The issue related to the amount of acceptable error on a Munsell estimation is known as color tolerance. The tolerance ranges change with respect to the application for which the estimation is made for. The standard definition is that same colors should have \(\varDelta E_{00}=1\) [20]. In the industrial field two colors can be considered the same (imperceptible differences) only if the \(\varDelta E_{00}\) is lesser than 2. However, this strong criteria are usually relaxed introducing “tolerable” ranges: until 3–4 CIELAB units can be considered the same colors, until 5–6 CIELAB units the colors are hardly distinguishable, higher than 6 CIELAB units classification performance starts to decrease [16]. Moreover, the colors printed in the Munsell reference Soil Charts are usually affected by an intrinsic error from \({\sim }\)1 to \({\sim }\)4 CIELAB units, where higher error is found in elder Charts [22]. Related works employing smartphones during acquisition phase in a controlled environment have reported an error in the estimation of \(3.75\,\pm \,1.8\) CIELAB units [16, 17]. In Table 1 the mean and standard deviation values of \(\varDelta E_{00}\) computed during the validation phase have been reported.
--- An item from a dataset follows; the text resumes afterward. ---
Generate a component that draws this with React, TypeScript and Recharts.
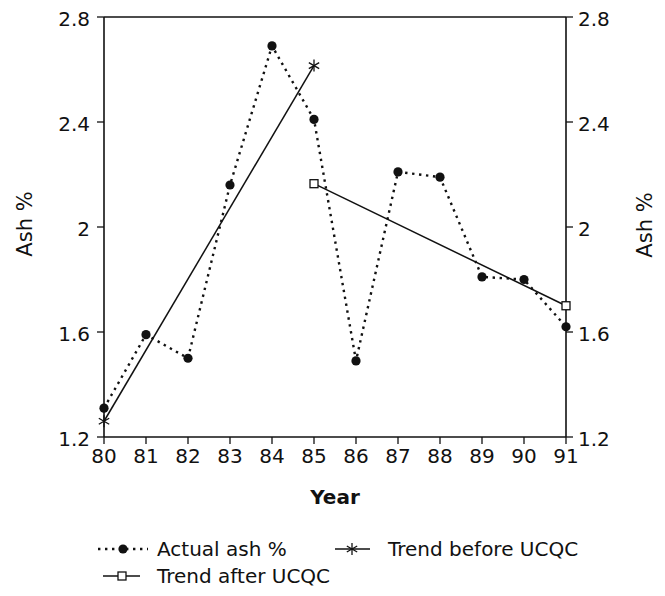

As previewed by Fig. 4(a), the best configuration is [Reflex, Auto White Balancing, Solo Chart], which has \(4.95\,\pm \,2.89\) CIELAB units of error. Performances drastically drop with other configurations. The best configuration for smartphone, that is [Smartphone, Sunny White Balancing, With Macbeth], has \(8.20\,\pm \,2.71\) CIELAB units of error. To summarize, taking into account all the previous considerations about intrinsic error of Munsell Charts and the unconstrained experimental setting, the error obtained with our best configuration (employing the reflex) seems reasonable.
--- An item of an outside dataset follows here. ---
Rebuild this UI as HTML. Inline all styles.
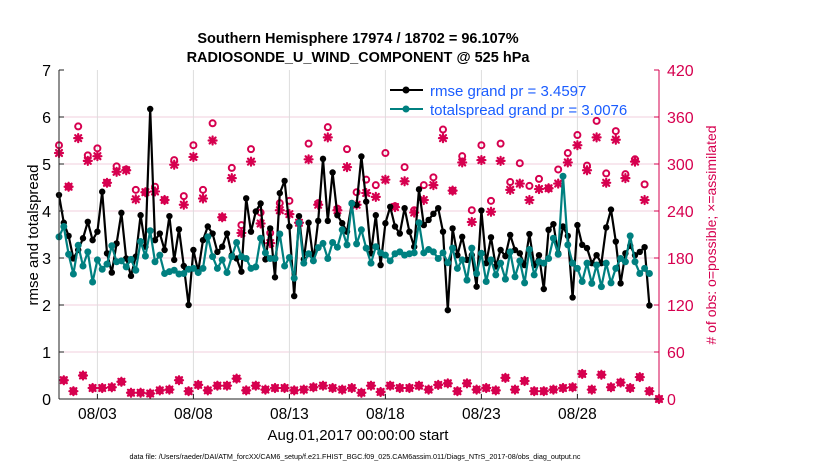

Table 1. Mean and standard deviation of Munsell estimation for each one of the 12 defined configurations.

4 Conclusions

In this work, ARCA: Automatic Recognition of Color for Archaeology, a desktop application for Munsell estimation, has been presented. We focused on the need of archaeologists to have a practical and tested application that might help them in the color specification task during an excavation. The following pipeline for Munsell notation estimation, aimed at archaeologists, has been proposed: image acquisition of specimens, manual sampling of the image in the ARCA desktop application, automatic Munsell estimation of the sampled points and creation of a sampling report. Differently from our previous works [12, 14, 15], we performed the whole experiments in an uncontrolled environment. A dataset of 22, 848 samples has been gathered under the uncontrolled environment assumption and evaluated with respect to the Munsell reference Soil Charts. This dataset has been called ARCA108 and it represents a new valuable asset for color specification research purposes. We defined 8 possible order statics for characterize the samples and 12 possible configurations during the acquisition phase . Experimental results shown that the defined order statistics reach very similar results, and that discretization of the converted Munsell notation decreases the error of \({\sim }\)1 CIELAB unit. The best configuration among the tested ones is [Reflex, Auto White Balancing, Solo Chart], with \(4.95\,\pm \,2.89\) CIELAB units of error. Compared to other related works, taking into account intrinsic error of Munsell reference Soil Charts and the uncontrolled experimental setting, this result is encouraging and reasonable. We proved that ARCA can represent for archaeologists a valid tool for color specification. ARCA allows archaeologists to select multiple samples and estimate the corresponding Munsell notation at once, in a fast, objective and deterministic way, avoiding the error-prone and time-consuming procedure of Munsell Estimation by visual means and without any expensive tool like spectophotometer, Munsell Soil Charts or Gretag-Macbeth color checker. For future works, we are planning to improve the ARCA application (i.e., image processing algorithms for noise reduction, deployment of a mobile version), to expand the validation phase acquiring other Munsell Soil Charts from Tropical Soils edition and, most of all, to conduct a color specification test-case on archaeological soils and pottery.